With Platini and Blatter aiding the fight for most unpopular football organisation going, I’d almost forgotten how much I despise the FA.
There was Robbie Fowler’s ‘five times’ goal celebration, intended to wind up United fans, that was ignored just the week before Gary Neville infamously showed his badge to the dippers, which earned him a £5k fine. There was Rio Ferdinand’s 8 month ban and £50k fine in the same year that City’s Christian Negouai missed a drugs test, only to receive no ban and a paltry £2k fine. There was the three match ban Paul Scholes and Wayne Rooney received in the Premiership after red cards in the pre-season, when Liverpool’s Gerrard and Mellor escaped with no punishment when they were sent off in the same tournament a couple of years previously. Not forgetting the time they stitched us up with the FA Cup withdrawal in 1999.

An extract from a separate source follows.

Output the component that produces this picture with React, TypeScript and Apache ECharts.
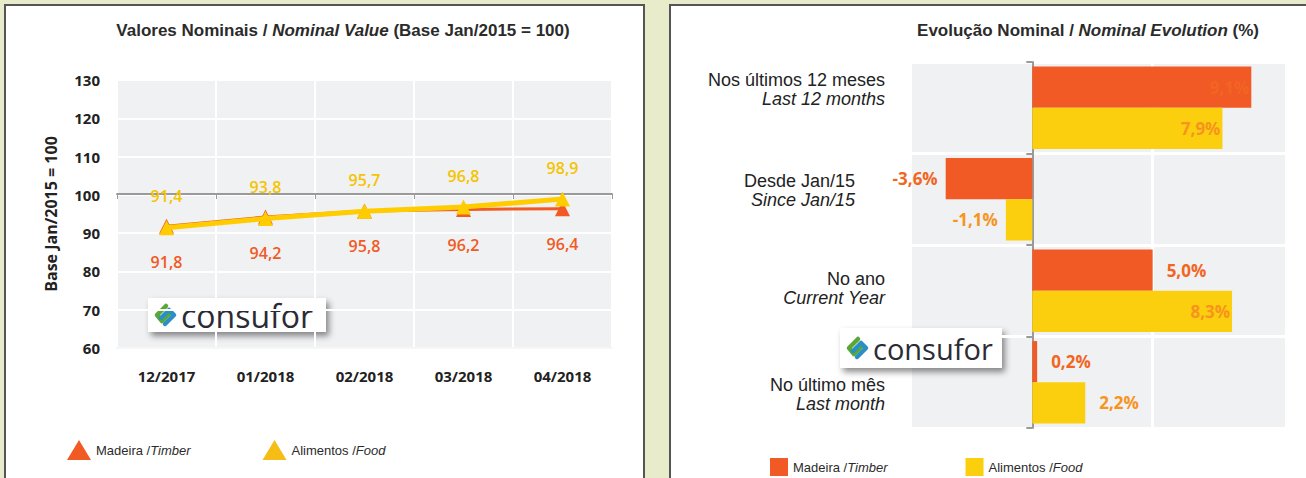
import React, { useEffect, useRef } from "react";
import * as echarts from "echarts";

const months = ["12/2017", "01/2018", "02/2018", "03/2018", "04/2018"];
const timberIndex = [91.8, 94.2, 95.8, 96.2, 96.4];
const foodIndex = [91.4, 93.8, 95.7, 96.8, 98.9];
const yTicksLeft = [60, 130, 10];

const periodsPt = ["Nos últimos 12 meses", "Desde Jan/15", "No ano", "No último mês"];
const periodsEn = ["Last 12 months", "Since Jan/15", "Current Year", "Last month"];
const timberPct = [9.1, -3.6, 5.0, 0.2];
const foodPct = [7.9, -1.1, 8.3, 2.2];

const seriesPt = ["Madeira", "Alimentos"];
const seriesEn = ["Timber", "Food"];

// vertical / horizontal nudges (px) of the category labels, as in the reference layout
const labelNudgeY = [-18, -9, -2, 12];
const labelNudgeX = [0, 30, 0, 0];

const RED = "#f15a24";
const YEL = "#fccf0e";
const YEL_LINE = "#ffcc00";
const LBL_ORANGE = "#f7941d";
const COND = "'Liberation Sans', Arial, sans-serif";
const SANS = "'Open Sans', 'Noto Sans', sans-serif";

const fmt = (v: number) => v.toFixed(1).replace(".", ",");

function logo(x: number, y: number, w: number, h: number, fs: number) {
  const cy = h / 2;
  return {
    type: "group",
    x,
    y,
    z: 100,
    children: [
      {
        type: "rect",
        shape: { x: 0, y: 0, width: w, height: h },
        style: { fill: "#ffffff", shadowBlur: 6, shadowOffsetX: 3, shadowOffsetY: 4, shadowColor: "rgba(0,0,0,0.45)" },
      },
      {
        type: "polyline",
        shape: { points: [[18, cy - 9], [9, cy], [14, cy + 6], [22, cy - 2]] },
        style: { stroke: "#5aa832", lineWidth: 4.5, fill: null, lineJoin: "round", lineCap: "round" },
      },
      {
        type: "polyline",
        shape: { points: [[13, cy + 3], [21, cy - 5], [26, cy], [17, cy + 9]] },
        style: { stroke: "#2a8fc4", lineWidth: 4.5, fill: null, lineJoin: "round", lineCap: "round" },
      },
      {
        type: "text",
        x: 33,
        y: cy,
        style: { text: "consufor", font: `${fs}px 'Open Sans', sans-serif`, fill: "#2b2b35", verticalAlign: "middle", textAlign: "left" },
      },
    ],
  };
}

export default function App() {
  const ref = useRef<HTMLDivElement>(null);
  useEffect(() => {
    document.body.style.margin = "0";
    const chart = echarts.init(ref.current!, null, { renderer: "svg" });
    const legendFmt = (name: string) => {
      const i = seriesPt.indexOf(name);
      return `{a|${seriesPt[i]} /}{b|${seriesEn[i]}}`;
    };
    const legendRich = {
      a: { fontFamily: COND, fontSize: 13, color: "#2b2b2b" },
      b: { fontFamily: COND, fontSize: 13, fontStyle: "italic", color: "#2b2b2b" },
    };
    const barLabel = (v: number, color: string) => ({
      value: v,
      label: {
        show: true,
        position: v < 0 ? "left" : v > 7 ? "insideRight" : "right",
        distance: v < 0 ? 8 : v > 7 ? 2 : 14,
        formatter: fmt(v) + "%",
        color,
        fontFamily: SANS,
        fontWeight: "bold",
        fontSize: 17,
      },
    });
    chart.setOption({
      animation: false,
      backgroundColor: "#e8ecca",
      graphic: [
        { type: "rect", z: -10, shape: { x: 5, y: 5, width: 639, height: 480 }, style: { fill: "#ffffff", stroke: "#555555", lineWidth: 2 } },
        { type: "rect", z: -10, shape: { x: 670, y: 5, width: 645, height: 480 }, style: { fill: "#ffffff", stroke: "#555555", lineWidth: 2 } },
        {
          type: "text",
          x: 343,
          y: 30,
          style: {
            text: "{a|Valores Nominais / }{b|Nominal Value}{a| (Base Jan/2015 = 100)}",
            rich: {
              a: { font: `bold 17px ${COND}`, fill: "#2b2b2b" },
              b: { font: `italic bold 17px ${COND}`, fill: "#2b2b2b" },
            },
            textAlign: "center",
            verticalAlign: "middle",
          },
        },
        {
          type: "text",
          x: 1088,
          y: 30,
          style: {
            text: "{a|Evolução Nominal / }{b|Nominal Evolution}{a| (%)}",
            rich: {
              a: { font: `bold 17px ${COND}`, fill: "#2b2b2b" },
              b: { font: `italic bold 17px ${COND}`, fill: "#2b2b2b" },
            },
            textAlign: "center",
            verticalAlign: "middle",
          },
        },
        logo(148, 298, 178, 34, 32),
        logo(840, 328, 162, 40, 29),
      ],
      legend: [
        {
          left: 62,
          top: 435,
          itemWidth: 24,
          itemHeight: 20,
          itemGap: 72,
          icon: "triangle",
          data: [
            { name: seriesPt[0], itemStyle: { color: RED } },
            { name: seriesPt[1], itemStyle: { color: "#f5bd16" } },
          ],
          formatter: legendFmt,
          textStyle: { rich: legendRich },
        },
        {
          left: 765,
          top: 453,
          itemWidth: 18,
          itemHeight: 18,
          itemGap: 78,
          icon: "rect",
          data: [
            { name: seriesPt[0], itemStyle: { color: RED } },
            { name: seriesPt[1], itemStyle: { color: YEL } },
          ],
          formatter: legendFmt,
          textStyle: { rich: legendRich },
        },
      ],
      grid: [
        { left: 117, right: 694, top: 80, bottom: 130, show: true, backgroundColor: "#f0f1f3", borderWidth: 0 },
        { left: 912, right: 21, top: 62, bottom: 50, show: true, backgroundColor: "#f0f1f3", borderWidth: 0 },
      ],
      xAxis: [
        {
          type: "category",
          gridIndex: 0,
          data: months,
          boundaryGap: true,
          axisLine: { show: true, lineStyle: { color: "#f6f6f6", width: 2 } },
          axisTick: { show: false },
          splitLine: { show: true, lineStyle: { color: "#ffffff", width: 2 } },
          axisLabel: { margin: 20, color: "#222", fontFamily: SANS, fontWeight: "bold", fontSize: 15 },
        },
        {
          type: "category",
          gridIndex: 0,
          data: months,
          position: "top",
          offset: -114,
          axisLine: { show: true, lineStyle: { color: "#9a9a9a", width: 2 } },
          axisTick: { show: true, inside: true, length: 5, lineStyle: { color: "#9a9a9a" } },
          axisLabel: { show: false },
          splitLine: { show: false },
        },
        {
          type: "value",
          gridIndex: 1,
          min: -5,
          max: 10.5,
          interval: 5,
          axisLine: { show: false },
          axisTick: { show: false },
          axisLabel: { show: false },
          splitLine: { show: false },
        },
      ],
      yAxis: [
        {
          type: "value",
          gridIndex: 0,
          min: yTicksLeft[0],
          max: yTicksLeft[1],
          interval: yTicksLeft[2],
          name: "Base Jan/2015 = 100",
          nameLocation: "middle",
          nameGap: 58,
          nameTextStyle: { fontFamily: SANS, fontWeight: "bold", fontSize: 16, color: "#222" },
          axisLine: { show: false },
          axisTick: { show: false },
          splitLine: { show: true, lineStyle: { color: "#ffffff", width: 2 } },
          axisLabel: { margin: 17, color: "#222", fontFamily: SANS, fontWeight: "bold", fontSize: 15 },
        },
        {
          type: "category",
          gridIndex: 1,
          xAxisIndex: 2,
          inverse: true,
          data: periodsPt.map((p, i) => ({
            value: `${p}\n${periodsEn[i]}`,
            textStyle: {
              padding: [
                labelNudgeY[i] > 0 ? 2 * labelNudgeY[i] : 0,
                labelNudgeX[i],
                labelNudgeY[i] < 0 ? -2 * labelNudgeY[i] : 0,
                0,
              ],
            },
          })),
          axisLine: { show: true, onZero: true, lineStyle: { color: "#9a9a9a", width: 2 } },
          axisTick: { show: true, length: 6, lineStyle: { color: "#9a9a9a", width: 2 } },
          splitLine: { show: true, lineStyle: { color: "#ffffff", width: 3 } },
          axisLabel: {
            margin: 27,
            formatter: (v: string) => {
              const [a, b] = v.split("\n");
              return `{a|${a}}\n{b|${b}}`;
            },
            rich: {
              a: { fontFamily: COND, fontSize: 18, color: "#222", align: "right", lineHeight: 19 },
              b: { fontFamily: COND, fontSize: 18, fontStyle: "italic", color: "#222", align: "right", lineHeight: 19 },
            },
          },
        },
      ],
      series: [
        {
          type: "line",
          name: seriesPt[0],
          xAxisIndex: 0,
          yAxisIndex: 0,
          data: timberIndex,
          symbol: "triangle",
          symbolSize: 15,
          lineStyle: { color: RED, width: 3 },
          itemStyle: { color: RED },
          label: { show: true, position: "bottom", distance: 20, formatter: (p: any) => fmt(p.value), color: RED, fontFamily: SANS, fontWeight: 600, fontSize: 16 },
          z: 3,
        },
        {
          type: "line",
          name: seriesPt[1],
          xAxisIndex: 0,
          yAxisIndex: 0,
          data: foodIndex,
          symbol: "triangle",
          symbolSize: 15,
          lineStyle: { color: YEL_LINE, width: 5 },
          itemStyle: { color: YEL_LINE },
          label: { show: true, position: "top", distance: 16, formatter: (p: any) => fmt(p.value), color: "#f5c400", fontFamily: SANS, fontWeight: 600, fontSize: 16 },
          z: 4,
        },
        {
          type: "line",
          name: "grid5",
          xAxisIndex: 2,
          yAxisIndex: 1,
          data: [],
          z: 1,
          silent: true,
          markLine: {
            silent: true,
            z: 1,
            symbol: "none",
            label: { show: false },
            lineStyle: { color: "#ffffff", width: 3, type: "solid" },
            data: [{ xAxis: 5 }],
          },
        },
        {
          type: "bar",
          name: seriesPt[0],
          xAxisIndex: 2,
          yAxisIndex: 1,
          data: timberPct.map((v) => barLabel(v, "#f26522")),
          itemStyle: { color: RED },
          barGap: "0%",
          barCategoryGap: "10%",
          z: 10,
        },
        {
          type: "bar",
          name: seriesPt[1],
          xAxisIndex: 2,
          yAxisIndex: 1,
          data: foodPct.map((v) => barLabel(v, LBL_ORANGE)),
          itemStyle: { color: YEL },
          barGap: "0%",
          barCategoryGap: "10%",
          z: 10,
        },
      ],
    });
    return () => chart.dispose();
  }, []);
  return <div ref={ref} style={{ position: "absolute", left: 0, top: 0, width: 1306, height: 478 }} />;
}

So, it was no surprise when it was announced that Rio Ferdinand could have landed himself in a lot of trouble following the incidents of the Chelsea game towards the close of last season, and now Ferdinand may have to pay the price of the FA’s overwhelming desire to make an example out of us, with the England captaincy.
There were reports yesterday suggesting that Rio Ferdinand was to be on the end of a 4 match ban and £200k fine, following his rage filled afternoon at Stamford Bridge.
After pulling a goal back in the second half, making it 1-1, Chelsea luckily won a penalty in the final minutes of the game, handing them what could have proven to be a crucial three points. Ferdinand, a born winner and dreadful loser, erupted. He was booked after a clash with Mikel, following two fortunate goal line clearances from the blues.
As Ferdinand stomped down the tunnel, livid that United were losing their grip on retaining the title, he angrily kicked out at a wall. Unfortunately, his boot made contact with a Chelsea steward, leaving her bruised. From the very beginning though, Tracy Wray, the steward involved, has acknowledge it was an accident. Ferdinand sent flowers and appologised regardless.
The potential ban would not only mean United were without him, along with Ronaldo, Anderson and Nani for the opening weeks of the season, but that he would almost certainly lose out on his opportunity to be named England captain on a permanent basis, as the domestic ban would see him miss the Czech Republic friendly in August, where Fabio Capello will be naming his captain.
What Ferdinand did was wrong, there is no denying that. It was a stupid mistake, similar to the occasion when he blasted the ball in to the Stretford End at that old lady, which arose from his frustration. However, for the FA to make such a fuss over an accident, costing him the chance to captain his country, would be appalling, but sadly, I expect nothing better from them.
However, as much as the FA would enjoy making an example out of Ferdinand and United again, reports today suggest that the investigation is still going on, and the player is unlikely to face any serious repercussions.
As the investigation continues, hopefully Ferdinand will pick up a fine at the most, and the truth behind what was thought to be a racist attack on Patrice Evra will be revealed and dealt with appropriately.
Whilst not overly concerned with England’s situation, I am concerned about our own players, and I know being made captain of his country would be something Rio would love. I also will take in enjoyment in seeing Liverpool’s Steven Gerrard and Chelsea’s John Terry overlooked in favour of one of ours. It seems as though the England captaincy is still something Rio is a firm favourite for, and I wish him the best of luck.